Jonathan Says Nigerians Now Tolerating Mass Killings
Former President Goodluck Jonathan warned that Nigerians are becoming dangerously desensitised to persistent insecurity and mass murder. Speaking at a book launch in Abuja, the former leader lamented that citizens now treat news of violent deaths as routine daily occurrences. He contrasted this current apathy with the national outrage that followed early insurgent attacks during his own administration. Jonathan argued that a society loses its humanity when it begins to rationalise the slaughter of its people. The speech serves as a blunt assessment of the collective psychological toll inflicted by a decade of unchecked militancy.

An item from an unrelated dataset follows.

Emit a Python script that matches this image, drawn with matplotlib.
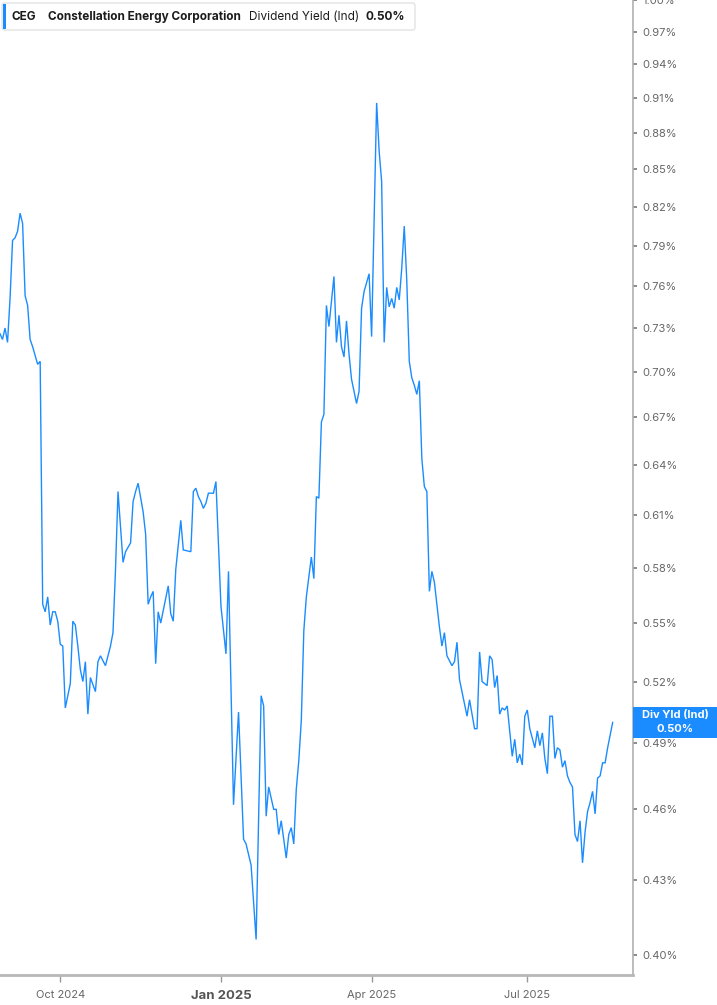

The security crisis has evolved significantly since Jonathan left office eleven years ago. While his administration wrestled primarily with the Boko Haram insurgency in the north-east, violence has since spread across the entire federation. Current President Bola Tinubu faces a fragmented security landscape featuring well-armed bandit gangs, secessionist gunmen, and chronic pastoralist conflicts. Rural communities regularly suffer mass abductions and coordinated village raids that yield high body counts. Jonathan noted that the sheer frequency of these attacks has eroded the country’s collective capacity for shock.
This growing indifference among the populace shields political leaders from much-needed accountability. When the public views mass violence as inevitable, pressure on the state to reform its failing security architecture dissipates. The national assembly regularly summons security chiefs after major tragedies, yet these legislative hearings rarely produce systemic changes. Nigeria’s military remains overstretched, deployed on internal policing duties in almost all thirty-six states. By normalizing this dysfunction, citizens inadvertently lower the bar for what constitutes acceptable governance.

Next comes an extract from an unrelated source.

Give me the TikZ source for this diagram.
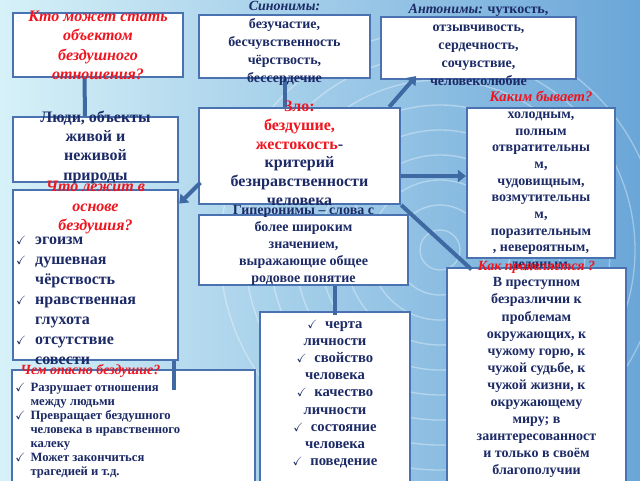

The former president also used the forum to address the structural weaknesses of the Nigerian state. He argued that true national development remains impossible while citizens live in constant fear for their lives. Investors routinely shun regions plagued by kidnapping, crippling local economies, and worsening poverty. Jonathan insisted that securing life and property must return to the absolute top of the federal government’s agenda. His remarks reflect a growing consensus among elder statesmen that the country’s social fabric is fraying under the weight of perpetual anxiety.
The political class, however, remains largely preoccupied with electoral maneuvering ahead of next year’s general elections. Critics often accuse politicians of exploiting regional security failures for partisan gain rather than offering concrete policy alternatives. Jonathan’s intervention urges a return to basic moral clarity in public discourse. The government needs to convince traumatised populations that the state can actually protect them. Until the state reclaims its monopoly on violence, citizens will continue to seek solace in resignation.